We can see the importance of this redefinition of marriage in the idea that the Church is the Bride of Christ. Obviously, when Jesus comes for his Bride we aren’t becoming one flesh with Jesus through any sexual act. Likewise, within that Bride are both male and female members. Nevertheless, we can still be the Bride of Christ and become one with him (known by our Eastern Orthodox brothers and sisters as theosis), because for Jesus and therefore for the Church, marriage is, at its core, a spiritual union.
In other words, biblically speaking, gender difference is not quite as fundamental to marriage as it might seem.
It’s also interesting and important to remember that the redefining of marriage didn’t stop with Jesus.
Though many of us in the Church criticize secular culture for trying to redefine marriage, the Church actually redefined marriage long before the “gay agenda” arrived to “destroy America.”
At least the Protestant part of the Church did some redefining.
In our zeal to defend biblical marriage, we tend to forget that as Protestants we’ve already redefined marriage once before. In the Bible, Jesus gave one reason and one reason alone for justifiable divorce: adultery. But we’ve tempered that quite a bit and made space for divorce (and remarriage) by redefining adultery to mean not just cheating sexually, but any of a variety forms of “marital unfaithfulness.”
Now, don’t get me wrong.
I think that’s a justified move very much in the spirit (or is it Spirit?) of Jesus’ locating the foundation of marriage in our commitment to one another. Anyone who’s married can tell you that sleeping with someone else isn’t the only way a spouse can be unfaithful to their marital commitment.
But the fact still remains that just like Jesus, we’ve done some redefining of marriage ourselves.
Like Jesus, we’ve acknowledge that just because the Bible says it, that doesn’t settle it.
Which is why proof-texting hasn’t ended the debate over same-sex marriage.
Now look, if you’re opposed to same-sex marriage, I’m not naïve enough to think that a blog post will change your mind.
Big shifts in thinking don’t happen over night. I get that. Even when Jesus redefined marriage, it took a long, long time before husbands began to stop thinking of their wives as property. Yet, even today that sort of thinking continues to persist in many corners of the world.

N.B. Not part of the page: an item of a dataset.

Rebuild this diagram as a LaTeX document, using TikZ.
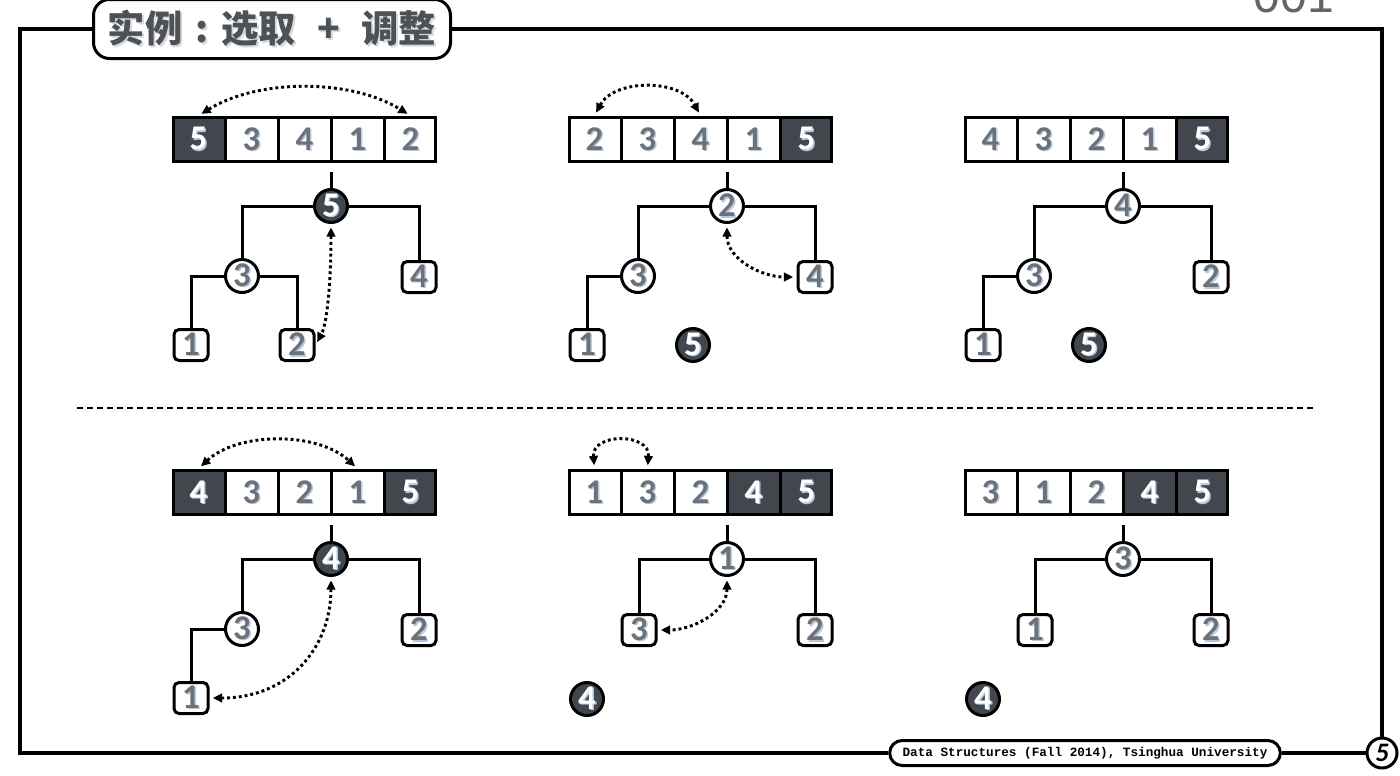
\documentclass[tikz,border=0pt]{standalone}
\usepackage{fontspec}
\setmainfont{Carlito}
\newfontfamily\cjk{Noto Sans CJK SC}
\newfontfamily\footfont{Liberation Mono}
\newfontfamily\slidefont{Liberation Sans}
\usetikzlibrary{shapes.multipart,arrows.meta}

\definecolor{darkc}{RGB}{65,71,77}
\definecolor{numgrey}{RGB}{109,113,120}
\definecolor{numshade}{RGB}{180,202,226}
\definecolor{titlegrey}{RGB}{77,82,88}
\definecolor{slidegrey}{RGB}{100,100,100}

% number with a light shadow
\newcommand\gnum[1]{\rlap{\hspace{1pt}\raisebox{-1pt}{\color{numshade}#1}}\textcolor{numgrey}{#1}}
\newcommand\wnum[1]{\rlap{\hspace{1pt}\raisebox{-1pt}{\color{numshade}#1}}\textcolor{white}{#1}}

\tikzset{every picture/.style={line width=0.75pt}}
\tikzset{
  cellrow/.style={rectangle split, rectangle split horizontal, rectangle split parts=5, draw, line width=2.25pt, text width=37.5pt, align=center, inner xsep=0pt, inner ysep=7.7pt, minimum height=33pt, font=\fontsize{26}{26}\selectfont\bfseries},
  hnode/.style={circle, draw, fill=white, line width=2.25pt, minimum size=24.75pt, inner sep=0pt, font=\fontsize{26}{26}\selectfont\bfseries},
  dnode/.style={hnode, fill=darkc},
  leaf/.style={rectangle, rounded corners=3.75pt, draw, fill=white, line width=2.25pt, minimum width=25.5pt, minimum height=23.25pt, inner sep=0pt, font=\fontsize{26}{26}\selectfont\bfseries},
  branch/.style={line width=2.25pt},
  swaparrow/.style={line width=2.2pt, dash pattern=on 2.2pt off 2.2pt, {Triangle[length=7pt,width=6.5pt]}-{Triangle[length=7pt,width=6.5pt]}, shorten <=2.5pt, shorten >=2.5pt},
  pageframe/.style={line width=2.6pt},
  sepline/.style={line width=1.1pt, dash pattern=on 4.5pt off 3pt},
  titlebox/.style={rectangle, rounded corners=12pt, draw, fill=white, line width=2.25pt, minimum width=267.75pt, minimum height=44.25pt, inner sep=0pt, text=titlegrey, font=\cjk\bfseries\fontsize{28}{28}\selectfont},
  footbox/.style={rectangle, rounded corners=9.4pt, draw, fill=white, line width=2.25pt, minimum width=293pt, minimum height=18.75pt, inner sep=0pt, font=\footfont\bfseries\fontsize{9.5}{9.5}\selectfont},
  pagenum/.style={circle, draw, fill=white, line width=2.25pt, minimum size=22.5pt, inner sep=0pt, font=\bfseries\itshape\fontsize{20}{20}\selectfont},
  slideno/.style={anchor=base, inner sep=0pt, text=slidegrey, font=\slidefont\fontsize{36}{36}\selectfont}
}
\newcommand\titletext{实例\hspace{0.35em}:\hspace{0.35em}选取\hspace{0.57em}+\hspace{0.57em}调整}

\begin{document}
\begin{tikzpicture}[x=0.75pt,y=0.75pt,yscale=-1,xscale=1]
    \useasboundingbox (0,0) rectangle (1400,775);

    %Page frame
    \node[slideno] (tag) at (1294,12) {001};
    \node[titlebox] (title) at (272,29) {\rlap{\hspace{1.5pt}\raisebox{-1.5pt}{\color{black!15}\titletext}}\titletext};
    \node[footbox] (foot) at (1085,753) {Data Structures (Fall 2014), Tsinghua University};
    \node[pagenum] (page) at (1382,753) {5};
    \coordinate (lb) at (20,753);
    \draw[pageframe] (title.west) -| (lb) -- (foot.west);
    \draw[pageframe] (title.east) -| (page.north);
    \draw[pageframe] (foot.east) -- (page.west);
    %Separator
    \coordinate (sepl) at (77,408);
    \coordinate (sepr) at (1316,408);
    \draw[sepline] (sepl) -- (sepr);

    %Panel 1
    \node[cellrow, rectangle split part fill={darkc,white,white,white,white}] (arr1) at (304.5,139.5) {\wnum{5}\nodepart{two}\gnum{3}\nodepart{three}\gnum{4}\nodepart{four}\gnum{1}\nodepart{five}\gnum{2}};
    \coordinate (s1) at (331,172);
    \node[dnode] (r1) at (331,206) {\wnum{5}};
    \node[hnode] (a1) at (242,276) {\gnum{3}};
    \node[leaf] (b1) at (419,277) {\gnum{4}};
    \node[leaf] (c1) at (191,345) {\gnum{1}};
    \node[leaf] (d1) at (297,345) {\gnum{2}};
    \draw[branch] (s1) -- (r1);
    \draw[branch] (r1) -| (a1);
    \draw[branch] (r1) -| (b1);
    \draw[branch] (a1) -| (c1);
    \draw[branch] (a1) -| (d1);
    \draw[swaparrow] (arr1.one north) .. controls +(60,-37) and +(-60,-37) .. (arr1.five north);
    \draw[swaparrow] (r1.south) .. controls +(0,55) and +(12,-22) .. (d1.east);

    %Panel 2
    \node[cellrow, rectangle split part fill={white,white,white,white,darkc}] (arr2) at (700.5,139.5) {\gnum{2}\nodepart{two}\gnum{3}\nodepart{three}\gnum{4}\nodepart{four}\gnum{1}\nodepart{five}\wnum{5}};
    \coordinate (s2) at (727,172);
    \node[hnode] (r2) at (727,206) {\gnum{2}};
    \node[hnode] (a2) at (638,276) {\gnum{3}};
    \node[leaf] (b2) at (815,277) {\gnum{4}};
    \node[leaf] (c2) at (587,345) {\gnum{1}};
    \node[dnode] (out2) at (693,345) {\wnum{5}};
    \draw[branch] (s2) -- (r2);
    \draw[branch] (r2) -| (a2);
    \draw[branch] (r2) -| (b2);
    \draw[branch] (a2) -| (c2);
    \draw[swaparrow] (arr2.one north) .. controls +(20,-37) and +(-20,-37) .. (arr2.three north);
    \draw[swaparrow] (r2.south) .. controls +(0,35) and +(-35,0) .. (b2.west);

    %Panel 3
    \node[cellrow, rectangle split part fill={white,white,white,white,darkc}] (arr3) at (1096.5,139.5) {\gnum{4}\nodepart{two}\gnum{3}\nodepart{three}\gnum{2}\nodepart{four}\gnum{1}\nodepart{five}\wnum{5}};
    \coordinate (s3) at (1123,172);
    \node[hnode] (r3) at (1123,206) {\gnum{4}};
    \node[hnode] (a3) at (1034,276) {\gnum{3}};
    \node[leaf] (b3) at (1211,277) {\gnum{2}};
    \node[leaf] (c3) at (983,345) {\gnum{1}};
    \node[dnode] (out3) at (1089,345) {\wnum{5}};
    \draw[branch] (s3) -- (r3);
    \draw[branch] (r3) -| (a3);
    \draw[branch] (r3) -| (b3);
    \draw[branch] (a3) -| (c3);

    %Panel 4
    \node[cellrow, rectangle split part fill={darkc,white,white,white,darkc}] (arr4) at (304.5,492.5) {\wnum{4}\nodepart{two}\gnum{3}\nodepart{three}\gnum{2}\nodepart{four}\gnum{1}\nodepart{five}\wnum{5}};
    \coordinate (s4) at (331,525);
    \node[dnode] (r4) at (331,559) {\wnum{4}};
    \node[hnode] (a4) at (242,629) {\gnum{3}};
    \node[leaf] (b4) at (419,630) {\gnum{2}};
    \node[leaf] (c4) at (191,698) {\gnum{1}};
    \draw[branch] (s4) -- (r4);
    \draw[branch] (r4) -| (a4);
    \draw[branch] (r4) -| (b4);
    \draw[branch] (a4) -| (c4);
    \draw[swaparrow] (arr4.one north) .. controls +(40,-37) and +(-40,-37) .. (arr4.four north);
    \draw[swaparrow] (r4.south) .. controls +(0,70) and +(80,0) .. (c4.east);

    %Panel 5
    \node[cellrow, rectangle split part fill={white,white,white,darkc,darkc}] (arr5) at (700.5,492.5) {\gnum{1}\nodepart{two}\gnum{3}\nodepart{three}\gnum{2}\nodepart{four}\wnum{4}\nodepart{five}\wnum{5}};
    \coordinate (s5) at (727,525);
    \node[hnode] (r5) at (727,559) {\gnum{1}};
    \node[leaf] (a5) at (639,630) {\gnum{3}};
    \node[leaf] (b5) at (815,630) {\gnum{2}};
    \node[dnode] (out5) at (587,699) {\wnum{4}};
    \draw[branch] (s5) -- (r5);
    \draw[branch] (r5) -| (a5);
    \draw[branch] (r5) -| (b5);
    \draw[swaparrow] (arr5.one north) .. controls +(-3,-36) and +(3,-36) .. (arr5.two north);
    \draw[swaparrow] (r5.south) .. controls +(0,35) and +(35,0) .. (a5.east);

    %Panel 6
    \node[cellrow, rectangle split part fill={white,white,white,darkc,darkc}] (arr6) at (1096.5,492.5) {\gnum{3}\nodepart{two}\gnum{1}\nodepart{three}\gnum{2}\nodepart{four}\wnum{4}\nodepart{five}\wnum{5}};
    \coordinate (s6) at (1123,525);
    \node[hnode] (r6) at (1123,559) {\gnum{3}};
    \node[leaf] (a6) at (1035,630) {\gnum{1}};
    \node[leaf] (b6) at (1211,630) {\gnum{2}};
    \node[dnode] (out6) at (983,699) {\wnum{4}};
    \draw[branch] (s6) -- (r6);
    \draw[branch] (r6) -| (a6);
    \draw[branch] (r6) -| (b6);

\end{tikzpicture}
\end{document}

However, if Christians are going to continue to oppose same-sex marriage, we need to stop and rethink our demand that the Church never consider accepting same-sex marriage because to do so would be to redefine an unchanging picture of marriage.
Because while the gender dynamic may be becoming more inclusive, redefining marriage is nothing new.
It might not actually be that bad of a thing.
And, as both the Bible and Church history show us, sometimes it’s a necessary thing to do.
Which is why it’s so important that we press pause on all of the fiery rhetoric.
Because it may just be that those in the Church who are attempting to redefine marriage are, at least in spirit (or is it the Spirit?), not just following the example of their ecclesiastical forefathers.
They may just be following in the footsteps of Jesus.